Hiraeth

Kettle Art is proud to present ‘Hiraeth’ featuring works by Richard Ross with special guest Jesse Sierra Hernandez. The exhibit opens on Thursday, August 25, 7:00 – 10:00PM, and runs through Saturday, September 17. Kettle Art is located at 2650-B Main Street in Deep Ellum.

What can be said about Richard Ross and his work that has not been said before… Genius? Prolific? Mystifying? Mythical? Collectable? These words, and many more, all ring true to countless art lovers throughout the DFW metroplex. “All I can tell you is that Kettle Art got extremely lucky that Spring day in 2006 when Richard walked in to drop off some work for an open group show. During the install, four or five pieces sold before they even got up off the floor” recalls gallery owner Frank Campagna. “I had to call him to ask if he had more.” To make a long story short, he did, and promptly delivered several additional pieces of his ‘whimsical masterpieces’ before the opening. In all, Richard Ross’ works clearly resonate with those who see them, and these viewers can’t help but be charmed.

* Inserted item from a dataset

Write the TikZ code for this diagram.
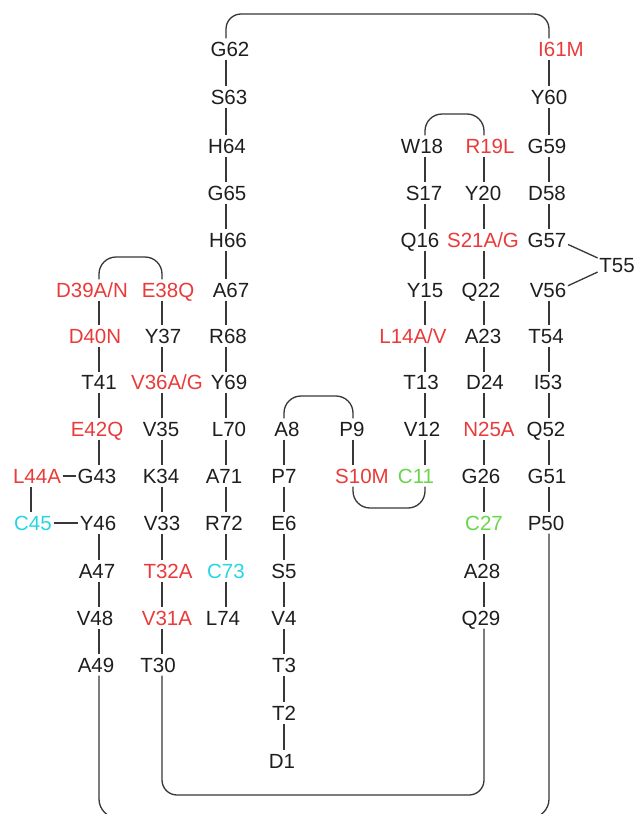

*Richard L. Ross, Artist Statement:*

hiraeth
1.homesickness
2.an intense form of longing or nostalgia

As I come upon my 50th year as a traveler on the road to the store, I’m taking a moment to stop and remember some of the milestones along the way. I’ll be hosting a reflective show of my art work, along with a very special guest Jesse Sierra Hernandez, who helped me on this journey 20 years ago while we were both working out of Fort Worth Artist and Co. and St. Mary’s artist studios.

Richard L. Ross, Artist Bio:

Ross is a self-taught artist from Irving, Texas with a degree in history from the University of Dallas. He began forming his artistic voice in the atmosphere of the early hardcore punk scene of Dallas. During this time, he found glimpses of beauty in the chaos of specific moments, and the to question the grand narratives that had formed his life’s early foundations.

Jesse Sierra Hernandez, Artist Bio:

Jesse Sierra Hernandez, an accomplished Fort Worth artist, whose work ranges from smaller works on paper to large-scale oil paintings, representing a different theme from the artist’s collection.

Hernandez has struggled with a stutter ever since he was a child and began drawing and painting to serve as a voice that didn’t require speaking. This voice grew louder as he began oil painting in 1992 and started to pursue themes of the human form, religion and social observations within a museum setting. One of these themes resurfaces in his recent large oil painting “The Taking of Christ,” a powerful and emotional interpretation of Christ forcibly being removed by Roman guards. Inspired by his personal convictions, plus admiration for Baroque artists, Hernandez paints historical and religious figures with a modern twist—he dons soldiers with contemporary military uniforms. The use of dramatic lighting and emotion in this particular work is a nod to the Baroque master Caravaggio, one of his greatest inspirations. Hernandez’s overall style holds true to this period’s technique and refrains from overtly abstract themes that delve outside the lines. He chooses, conversely, to stay “Inside the Lines,”.

Hernandez was born and raised in Fort Worth. His work has been shown in over a dozen solo and group exhibitions, including Galeria de la Rosa’s En una Manera Silenciosa (2009). He initially received his education in commercial art and studied under illustrator Don Punchatz from 1991 to 1995. In additional to painting, Hernandez is a preparator for the Kimbell Art Museum, a position he has held since 2001. Prior to that, he served as curator and art director for Fort Worth’s Studio 4 gallery and 7th Street Gallery.